For the past couple months I do yoga in the morning (hashtag #journey). I almost don’t hate it. I don’t look for inner peace in it. I try to prevent anymore harm.
After a decade of working for unmoving hours in front of a computer, my body is shot. My sciatic nerve must have irreparable damage. Two of the toes on my left foot ache enough most days I don’t want to put on socks. Lately they look a little discolored. I should probably have that checked out. My ass is always numb, but somehow always hurts. My back is a support group meeting of sad vertebrae and pain. My core is nowhere to be found (I suspect it’s hiding out in my ass). The knot in my left shoulder from an injury at 15 feels like a 33-year-old softball embedded in there.

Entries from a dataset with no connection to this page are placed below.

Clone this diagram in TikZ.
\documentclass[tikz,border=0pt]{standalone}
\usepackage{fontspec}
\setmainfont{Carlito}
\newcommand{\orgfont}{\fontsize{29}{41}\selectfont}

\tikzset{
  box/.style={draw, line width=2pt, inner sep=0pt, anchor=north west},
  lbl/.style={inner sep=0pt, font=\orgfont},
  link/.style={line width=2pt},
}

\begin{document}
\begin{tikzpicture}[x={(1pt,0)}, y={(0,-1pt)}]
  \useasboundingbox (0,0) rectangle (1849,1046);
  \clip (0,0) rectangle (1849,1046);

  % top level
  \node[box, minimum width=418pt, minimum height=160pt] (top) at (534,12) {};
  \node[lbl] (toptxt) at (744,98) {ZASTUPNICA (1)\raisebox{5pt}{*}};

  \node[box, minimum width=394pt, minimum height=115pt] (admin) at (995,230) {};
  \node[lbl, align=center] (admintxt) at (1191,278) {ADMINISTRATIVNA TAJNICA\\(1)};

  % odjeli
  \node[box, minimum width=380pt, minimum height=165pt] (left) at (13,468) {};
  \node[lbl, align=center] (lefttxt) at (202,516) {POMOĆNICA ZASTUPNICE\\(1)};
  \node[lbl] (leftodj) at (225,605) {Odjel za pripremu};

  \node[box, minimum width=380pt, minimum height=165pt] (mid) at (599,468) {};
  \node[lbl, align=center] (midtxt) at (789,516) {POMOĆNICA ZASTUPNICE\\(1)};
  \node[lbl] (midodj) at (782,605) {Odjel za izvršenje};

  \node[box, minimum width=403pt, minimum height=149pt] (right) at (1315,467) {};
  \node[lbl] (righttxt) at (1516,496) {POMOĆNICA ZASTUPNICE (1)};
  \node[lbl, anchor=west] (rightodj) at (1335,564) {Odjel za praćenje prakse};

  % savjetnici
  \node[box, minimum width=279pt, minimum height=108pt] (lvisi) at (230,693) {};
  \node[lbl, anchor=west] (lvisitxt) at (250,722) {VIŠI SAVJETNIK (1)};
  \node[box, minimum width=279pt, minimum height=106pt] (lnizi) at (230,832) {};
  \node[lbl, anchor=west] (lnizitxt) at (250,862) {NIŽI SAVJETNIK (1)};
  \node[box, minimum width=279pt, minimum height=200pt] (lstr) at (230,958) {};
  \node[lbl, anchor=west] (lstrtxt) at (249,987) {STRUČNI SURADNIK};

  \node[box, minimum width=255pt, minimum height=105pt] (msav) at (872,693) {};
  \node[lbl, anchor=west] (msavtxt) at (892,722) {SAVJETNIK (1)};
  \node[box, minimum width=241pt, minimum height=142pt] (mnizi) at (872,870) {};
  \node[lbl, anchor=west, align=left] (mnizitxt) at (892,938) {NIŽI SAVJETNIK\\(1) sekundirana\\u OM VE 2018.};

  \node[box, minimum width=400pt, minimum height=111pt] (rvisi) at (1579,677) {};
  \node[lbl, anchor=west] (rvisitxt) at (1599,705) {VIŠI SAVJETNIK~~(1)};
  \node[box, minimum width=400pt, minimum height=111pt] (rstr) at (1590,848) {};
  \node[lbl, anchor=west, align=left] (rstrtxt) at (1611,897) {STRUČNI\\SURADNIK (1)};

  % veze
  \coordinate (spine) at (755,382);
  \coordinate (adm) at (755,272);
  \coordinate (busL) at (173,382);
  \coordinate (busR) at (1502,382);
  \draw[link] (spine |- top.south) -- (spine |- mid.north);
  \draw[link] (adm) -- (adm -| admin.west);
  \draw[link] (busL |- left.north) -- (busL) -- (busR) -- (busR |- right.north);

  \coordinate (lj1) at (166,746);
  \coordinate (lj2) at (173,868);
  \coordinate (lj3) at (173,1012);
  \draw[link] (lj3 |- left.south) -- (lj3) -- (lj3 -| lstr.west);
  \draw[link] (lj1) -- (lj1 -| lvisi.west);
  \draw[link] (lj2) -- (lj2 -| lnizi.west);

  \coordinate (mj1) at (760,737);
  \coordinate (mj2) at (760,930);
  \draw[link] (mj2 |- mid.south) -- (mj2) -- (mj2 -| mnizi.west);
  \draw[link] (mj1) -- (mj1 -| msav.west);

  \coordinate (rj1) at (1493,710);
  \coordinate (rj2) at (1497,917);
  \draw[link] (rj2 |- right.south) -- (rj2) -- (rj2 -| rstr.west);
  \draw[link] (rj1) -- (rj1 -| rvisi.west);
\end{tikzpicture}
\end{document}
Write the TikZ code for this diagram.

My dogs keep me from being sedentary, and the fits and starts of getting back into the marathon form of my twenties. I want to be in better shape, but distance running gives me the mental boost yoga seems to provide for others. For a person as wound up as me, distance running is the quickest, surest path to joy. I know, it’s endorphins, but I don’t care. Marathon training was the only time in my life where I seemed to at least partially overcome my narcolepsy without the medication that keeps it in check today.
A large component of adulthood for me is somehow I learned to do things I don’t enjoy because I know they’re good for me. It’s Just Do It stripped of aspiration. Eventually, hopefully, I will enjoy these things.
But whatever, so long as I don’t lose any toes. Take it easy out there. You really do get points for showing up.